Another choice you could consider would be the Giant Danio. This is an Asian species that grows out past 13cm and those things are FAST. Because of that speed, Giant Danios tend to avoid the problems of Cichlid aggression, esp. in larger-sized tanks. Over time, as your Giant Danios grow out you could recycle them for a bit of store credit for a fresh batch of smaller ones (Like the Clown Loach, or just simply upgrade to the larger aquarium. I would stock with 4 - 6 Giant Danios in your tank, and consider bringing back the little Clown Loach if you don't want to get him anymore friends of his own species to play with (Clown Loaches are a highly social loach species).


----------



## MarcusasJ (Dec 6, 2021)

Yep, Neons was a bad idea. Stocked today 6 of them, now I see only one. Those two fattsos surely ate 5 oft them. No idea when…. All day one dude is always chillin (wiev in photo)


----------



## Mazan (Dec 15, 2021)

Congo tetras get quite big and are geographically more appropriate as they occur in the same region as jewel cichlids (I don't know if they ever actually occur together but anyway...) Personally I wouldn't risk more cichlids in that size tank.


----------



## Auballagh (Jan 29, 2003)

Oh.
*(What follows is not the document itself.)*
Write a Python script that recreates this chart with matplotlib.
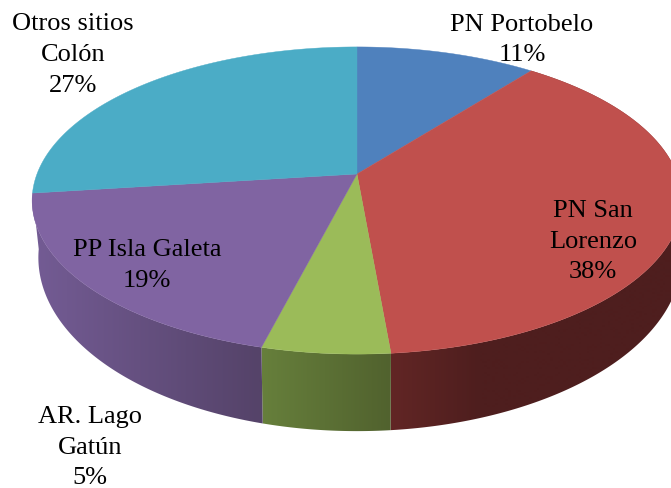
import numpy as np
import matplotlib
matplotlib.use("Agg")
import matplotlib.pyplot as plt
from matplotlib.patches import Polygon

categories = ["PN Portobelo", "PN San\nLorenzo", "AR. Lago\nGatún", "PP Isla Galeta", "Otros sitios\nColón"]
values = [10.6, 38.0, 5.4, 19.0, 27.0]
pct_labels = ["11%", "38%", "5%", "19%", "27%"]
top_colors = ["#4f81bd", "#c0504d", "#9bbb59", "#8064a2", "#4bacc6"]
side_stops = {
    1: ([390, 480, 671], ["#622625", "#4e1e1e", "#4e1e1e"]),
    2: ([259, 390], ["#67803c", "#51622e"]),
    3: ([30, 259], ["#745c95", "#554369"]),
}
label_xy = [(522, 40), (593, 241.5), (90, 448), (147, 265.5), (73, 55)]

CX, CY, A, B, K = 357.0, 175.0, 320.0, 149.0, 0.1726
# lower rim relative to the upper one
TOP_C = (357.0, 201.0)
BOT_C = (357.0, 258.0)
SX, SY = 0.99, 1.13

plt.rcParams["font.family"] = ["Liberation Serif", "DejaVu Serif"]
fig = plt.figure(figsize=(6.71, 4.89), dpi=100)
ax = fig.add_axes([0, 0, 1, 1])
ax.axis("off")


def project(theta):
    u, v = np.sin(theta), np.cos(theta)
    w = 1 + K * v
    return CX + A * u / w, CY - B * v / w


def project_bottom(theta):
    x, y = project(theta)
    dx = x - TOP_C[0]
    return BOT_C[0] + SX * dx + 3.0 * (dx / 325.0) ** 2, BOT_C[1] + SY * (y - TOP_C[1])


edges = np.cumsum([0] + values) / sum(values) * 2 * np.pi

# side walls: horizontal shading clipped to each wedge's outer wall
grad_x = np.arange(0, 672)
for i, (xs_stop, cols) in side_stops.items():
    rgb = np.array([matplotlib.colors.to_rgb(c) for c in cols])
    th = np.linspace(edges[i], edges[i + 1], 300)
    xt, yt = project(th)
    xb, yb = project_bottom(th)
    poly = Polygon(np.c_[np.r_[xt, xb[::-1]], np.r_[yt, yb[::-1]]], closed=True,
                   facecolor="none", edgecolor="none", transform=ax.transData)
    ax.add_patch(poly)
    img = np.stack([np.interp(grad_x, xs_stop, rgb[:, k]) for k in range(3)], axis=-1)[None, :, :]
    im = ax.imshow(img, extent=(0, 671, 489, 0), aspect="auto", zorder=1, interpolation="bilinear")
    im.set_clip_path(poly)
ax.set_xlim(0, 671)
ax.set_ylim(489, 0)

# top faces
for i, col in enumerate(top_colors):
    th = np.linspace(edges[i], edges[i + 1], 200)
    x, y = project(th)
    ax.fill(np.r_[CX, x], np.r_[CY, y], facecolor=col, edgecolor=col, lw=0.3, zorder=2)

for name, pct, (x, y) in zip(categories, pct_labels, label_xy):
    ax.text(x, y, f"{name}\n{pct}", ha="center", va="center", fontsize=19,
            color="black", linespacing=1.5, zorder=3)

fig.savefig("out.png", dpi=100)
Well then....
_ahem_
A much more piscivorous nature is a definite behavioral difference between the 'African Convict' (Red Jewel Cichlid) and the Central American Black Convict Cichlid. Those riverine _Hemichromis_ types are definitely NOT safe in the tank with anything remotely close to being able to fit into their mouth.
Post up another pic(s) of your Red Jewels. A side shot would be great! There are different ones, and some of the C-F members here like @BC in SK ,@Mr Chromedome or @noki might be able to positively ID what Hemichromis species yours actually are. Plus, well-fed (fat?) Cichlid pics are always kind of awesome to check out.


----------



## MarcusasJ (Dec 6, 2021)

These two guys are males, they dont fight, both lazy, no idea how they managed to catch fast neons


----------



## Auballagh (Jan 29, 2003)

Oh yeah.... those good ol' boys have definitely been around awhile. 
Do you have three males in this tank? (A spawning pair would surely put a beat down on everyone in your aquarium).
And well, when it comes to catching live food... I'm not too surprised those guys weren't _QUITE_ as geriatric, as they may have looked!


----------



## MarcusasJ (Dec 6, 2021)

Well, it's quite a funny story about those three. When I bought them at fish store, I asked for 2females and 1 male. Two days later one male and female started spawning, then other mad predators ate their eggs, like 3 times...
Like a month later. Same female started to spawn eggs with other (which i thoght female) was actually a male. But the eggs were eaten once again, like minum 5 times they spawned.
Then like a year nothing happened, when other 2 female mbunas (red zebra and juliochromis), started to bully these jewels very hard. So I had to take them out to fish shop, because they were too **** agressive.The jewel female was almost beaten up to death. But it lived.
Now, couple days before, i saw her hiding under rocks, now I dont see her anymore... ITS GONE 
And back to Neon tetras. After night in the morning I found only one. 
Should I add some more neons or something? That one little guy wont do fine (I think)


----------



## Mazan (Dec 15, 2021)

True, but neither will any new ones you add, they will all be eaten! I suggested Congo tetras as they are much bigger, but you would have to find them for sale already at a reasonable size.


----------



## MarcusasJ (Dec 6, 2021)

Mazan said:


> True, but neither will any new ones you add, they will all be eaten! I suggested Congo tetras as they are much bigger, but you would have to find them for sale already at a reasonable size.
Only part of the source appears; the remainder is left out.